Updated: Dec 21, 2020
  • Author: Sandy N Shah, DO, MBA, FACC, FACP, FACOI; Chief Editor: Syamasundar Rao Patnana, MD  more...
  • Print

Laboratory Studies

In fungal endocarditis (FE), blood cultures may be persistently positive despite therapy, especially with Candida infection. However, culture is often negative; less than one half of candidal endocarditis cases yield positive blood cultures, and other causative organisms are even less frequently identified in blood.

Culture of urine, sputum, cerebrospinal fluid, synovial fluid, lymph node, and/or bone marrow may offer the only evidence of systemic fungal infection.

The CBC count may reveal leukocytosis with or without a left shift. Thrombocytopenia may be seen with fungal infections in general in the neonate.

Erythrocyte sedimentation rates and/or C-reactive protein levels may be elevated, although this is unusual in neonates.

Urinalysis may demonstrate hematuria, proteinuria, and/or casts.

Urine for Histoplasma antigen may be positive.

Polymerase chain reaction (PCR) on blood and/or valve tissue has been described. [14, 12] Non-invasive methods such as PCR may improve detection of the etiologic agent in a timely manner. [12]


Imaging Studies

Chest radiography

Chest radiography may reveal cardiomegaly.

Chest radiography may indicate embolic pulmonary infiltrates or pleural effusions.

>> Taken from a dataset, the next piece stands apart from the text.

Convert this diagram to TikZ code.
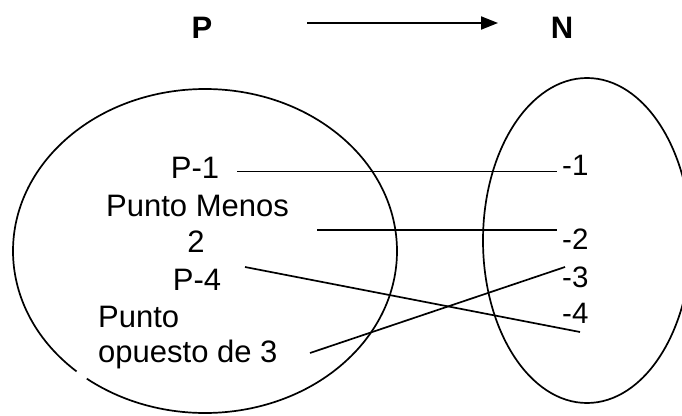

Transthoracic echocardiography is less sensitive than transesophageal echocardiography but is also less invasive.

Vegetations and intracardiac thrombi are the most common types but are still rare.

Echocardiography may demonstrate pericardial effusion.

Normal valves are rarely involved.

Echocardiography may suggest myocardial abscesses.

Echocardiography may demonstrate associated myocarditis or pericarditis.

Magnetic resonance imaging

Magnetic resonance imaging is particularly useful in identifying ring abscesses.


Other Tests

Fungal smears and cultures of operative specimens may be useful.

Biopsy or operative specimens should be cultured and special stains should be used to reveal acute and chronic inflammation and/or fungal elements.

Electrocardiography is usually nonspecific, although it may demonstrate supraventricular arrhythmias, QRS changes, and/or marked T-wave changes, particularly with myocarditis.



Cardiac catheterization

Catheterization may reveal vegetations, thrombi, or underlying cardiac abnormalities. However, it is not required for diagnosis; transthoracic, and when necessary transesophageal, echocardiography may be adequate for the diagnosis. When needed, it should be performed with care in the context of active infection.

Postcatheterization complications include hemorrhage, vascular disruption after balloon dilation, pain, nausea and vomiting, and arterial or venous obstruction from thrombosis or spasm.

Complications may include rupture of blood vessel, tachyarrhythmias, bradyarrhythmias, and vascular occlusion.

Contrast-enhanced central venous catheter

Contrast-enhanced central venous catheter (CVC) injection studies may reveal a catheter-associated thrombus.